Há outras consequências?
Em várias frentes. Uma delas: a mudança na divisão internacional do trabalho. Se você puder automatizar a sua fábrica, é mais interessante manter essa fábrica em um país desenvolvido, que tem gente especializada. Seu custo logístico é muito menor. Então, você tem aí um fim desse gap que estava sendo reduzido no auge da globalização, das cadeias produtivas globais, que mexe um pouco com essa divisão internacional do trabalho. Mais uma vez, os mais ricos ficam ainda mais ricos.
“Para a inovação é importante ter startups em condições de competir no mercado. O que a gente assiste é o oposto: a formação de monopólios’’
A legislação não acompanha a consolidação do poder econômico dessas empresas. Isso faz com que enfrentem até instituições do Estado, não é?
Você tem a mesma dificuldade no Brasil que tem nos Estados Unidos. E talvez o parâmetro diferenciado seja a Europa. Há três coisas separadas aí. Uma é a regulação de grandes empresas. Acho que existe um certo consenso de que não é boa a formação de monopólios, são mais do que entendidos os efeitos nocivos que um monopólio pode ter sobre a concorrência. Isso é uma coisa tratada, vamos dizer, numa caixinha. Outra questão é a regulação da inteligência artificial em si.
E a terceira?
Quando as redes sociais foram invadidas por discursos extremados e desinformação, se tornando um ambiente tóxico, começou a haver uma autorregulação e isso foi vendido como se fosse suficiente. Não é simples regular esse tipo de situação.

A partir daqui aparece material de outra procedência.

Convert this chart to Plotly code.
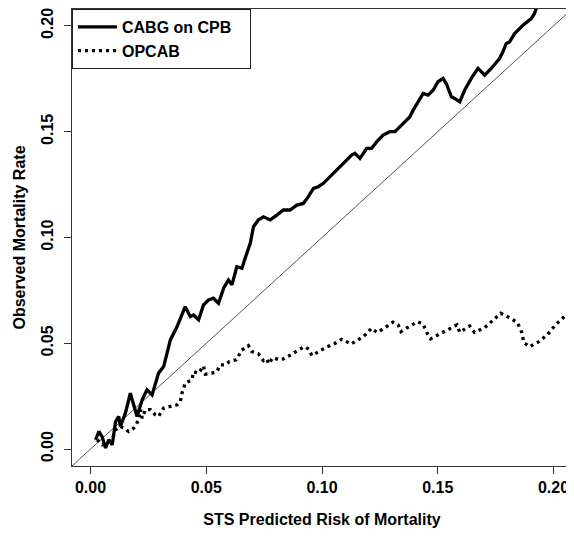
import plotly.graph_objects as go

# ---- data ----
cabg_x = [0.0022, 0.0036, 0.0050, 0.0065, 0.0079, 0.0094, 0.0108, 0.0122, 0.0129, 0.0151,
          0.0172, 0.0187, 0.0201, 0.0223, 0.0244, 0.0266, 0.0294, 0.0316, 0.0331, 0.0345,
          0.0374, 0.0409, 0.0431, 0.0445, 0.0467, 0.0488, 0.0510, 0.0531, 0.0553, 0.0575,
          0.0596, 0.0611, 0.0632, 0.0654, 0.0668, 0.0690, 0.0704, 0.0725, 0.0747, 0.0776,
          0.0805, 0.0833, 0.0862, 0.0891, 0.0919, 0.0941, 0.0963, 0.0984, 0.1006, 0.1034,
          0.1063, 0.1092, 0.1128, 0.1142, 0.1164, 0.1193, 0.1214, 0.1236, 0.1264, 0.1293,
          0.1315, 0.1336, 0.1358, 0.1379, 0.1394, 0.1415, 0.1437, 0.1458, 0.1480, 0.1501,
          0.1523, 0.1538, 0.1559, 0.1573, 0.1595, 0.1616, 0.1645, 0.1674, 0.1703, 0.1731,
          0.1767, 0.1781, 0.1796, 0.1810, 0.1832, 0.1868, 0.1904, 0.1918, 0.1931]
cabg_y = [0.0044, 0.0083, 0.0059, 0.0005, 0.0044, 0.0020, 0.0130, 0.0154, 0.0107, 0.0171,
          0.0264, 0.0201, 0.0154, 0.0233, 0.0280, 0.0256, 0.0359, 0.0390, 0.0461, 0.0516,
          0.0579, 0.0673, 0.0626, 0.0634, 0.0611, 0.0681, 0.0705, 0.0713, 0.0689, 0.0760,
          0.0799, 0.0776, 0.0862, 0.0855, 0.0902, 0.0973, 0.1051, 0.1083, 0.1098, 0.1083,
          0.1106, 0.1130, 0.1130, 0.1153, 0.1161, 0.1193, 0.1232, 0.1240, 0.1256, 0.1287,
          0.1319, 0.1350, 0.1390, 0.1398, 0.1374, 0.1421, 0.1421, 0.1452, 0.1484, 0.1500,
          0.1500, 0.1523, 0.1547, 0.1570, 0.1602, 0.1641, 0.1681, 0.1673, 0.1696, 0.1736,
          0.1752, 0.1725, 0.1665, 0.1657, 0.1641, 0.1696, 0.1752, 0.1799, 0.1767, 0.1799,
          0.1846, 0.1877, 0.1917, 0.1924, 0.1964, 0.2003, 0.2035, 0.2059, 0.2098]

opcab_x = [0.0029, 0.0050, 0.0072, 0.0094, 0.0108, 0.0129, 0.0144, 0.0165, 0.0187, 0.0208,
           0.0216, 0.0223, 0.0237, 0.0259, 0.0280, 0.0294, 0.0316, 0.0345, 0.0374, 0.0388,
           0.0395, 0.0409, 0.0438, 0.0445, 0.0467, 0.0488, 0.0496, 0.0525, 0.0546, 0.0560,
           0.0582, 0.0600, 0.0629, 0.0637, 0.0651, 0.0682, 0.0697, 0.0725, 0.0747, 0.0762,
           0.0769, 0.0788, 0.0815, 0.0833, 0.0866, 0.0894, 0.0924, 0.0943, 0.0956, 0.0987,
           0.1020, 0.1052, 0.1085, 0.1106, 0.1124, 0.1156, 0.1187, 0.1214, 0.1238, 0.1272,
           0.1307, 0.1329, 0.1341, 0.1376, 0.1413, 0.1437, 0.1454, 0.1469, 0.1506, 0.1549,
           0.1583, 0.1595, 0.1638, 0.1659, 0.1703, 0.1736, 0.1772, 0.1810, 0.1844, 0.1863,
           0.1872, 0.1897, 0.1937, 0.1973, 0.2009, 0.2047, 0.2062, 0.2069, 0.2083]
opcab_y = [0.0044, 0.0020, 0.0028, 0.0044, 0.0091, 0.0107, 0.0099, 0.0083, 0.0099, 0.0138,
           0.0186, 0.0146, 0.0186, 0.0186, 0.0162, 0.0154, 0.0194, 0.0201, 0.0209, 0.0225,
           0.0264, 0.0312, 0.0327, 0.0366, 0.0359, 0.0393, 0.0354, 0.0359, 0.0366, 0.0398,
           0.0398, 0.0414, 0.0422, 0.0434, 0.0466, 0.0489, 0.0461, 0.0450, 0.0418, 0.0426,
           0.0403, 0.0432, 0.0422, 0.0426, 0.0445, 0.0466, 0.0484, 0.0472, 0.0442, 0.0461,
           0.0482, 0.0497, 0.0519, 0.0508, 0.0496, 0.0516, 0.0540, 0.0571, 0.0551, 0.0574,
           0.0600, 0.0587, 0.0555, 0.0579, 0.0602, 0.0590, 0.0548, 0.0521, 0.0544, 0.0567,
           0.0587, 0.0552, 0.0582, 0.0551, 0.0574, 0.0607, 0.0642, 0.0621, 0.0598, 0.0552,
           0.0503, 0.0484, 0.0508, 0.0540, 0.0587, 0.0626, 0.0634, 0.0587, 0.0587]

tick_vals = [0.00, 0.05, 0.10, 0.15, 0.20]
tick_text = ["0.00", "0.05", "0.10", "0.15", "0.20"]
axis_range = [-0.008, 0.208]

FONT = "Liberation Sans, Arial, sans-serif"
NBSP = "\u00a0"

fig = go.Figure()

# identity (y = x) reference line across the whole plot
fig.add_trace(go.Scatter(x=axis_range, y=axis_range, mode="lines",
                         line=dict(color="#555555", width=1), showlegend=False,
                         hoverinfo="skip"))
fig.add_trace(go.Scatter(x=cabg_x, y=cabg_y, mode="lines", name="CABG on CPB" + NBSP * 3,
                         line=dict(color="black", width=3.3)))
fig.add_trace(go.Scatter(x=opcab_x, y=opcab_y, mode="lines", name="OPCAB",
                         line=dict(color="black", width=3.3, dash="3px,4px")))

axis_common = dict(
    range=axis_range, tickvals=tick_vals, ticktext=tick_text,
    showline=True, mirror=True, linecolor="#333333", linewidth=1,
    ticks="outside", ticklen=7, tickcolor="#333333", tickwidth=1,
    showgrid=False, zeroline=False, automargin=False,
    ticklabeloverflow="allow",
    tickfont=dict(family=FONT, size=16, color="black", weight="bold"),
)

# the page body adds an 8px margin on every side, so the figure is kept
# 16px smaller in height to avoid a scrollbar and 8px narrower in width
fig.update_layout(
    width=566, height=520,
    margin=dict(l=64, r=2, t=1, b=62),
    paper_bgcolor="white", plot_bgcolor="white",
    font=dict(family=FONT, size=16, color="black"),
    xaxis=dict(**axis_common,
               title=dict(text="STS Predicted Risk of Mortality", standoff=21,
                          font=dict(family=FONT, size=16, color="black", weight="bold"))),
    yaxis=dict(**axis_common, tickangle=-90, ticklabelstandoff=5,
               title=dict(text="Observed Mortality Rate", standoff=8,
                          font=dict(family=FONT, size=16, color="black", weight="bold"))),
    legend=dict(x=0, y=1, xanchor="left", yanchor="top",
                bordercolor="#222222", borderwidth=1, bgcolor="white",
                font=dict(family=FONT, size=16, color="black", weight="bold"),
                tracegroupgap=0, itemwidth=39),
    showlegend=True,
)

fig.write_html("out.html")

Ao exigir que essas empresas controlem demais o conteúdo, corre-se o risco de que elas passem a se tornar censores. Tornando-se censores, com o poder que elas acumulam, será um poder maior ainda de começarem a controlar o discurso público.
Ou seja, o efeito colateral ficaria pior?
Na prática, não é simples regular esse assunto. É preciso ter muito mais diretrizes. Não se pode impedir o debate de acontecer. A sociedade tem que discutir.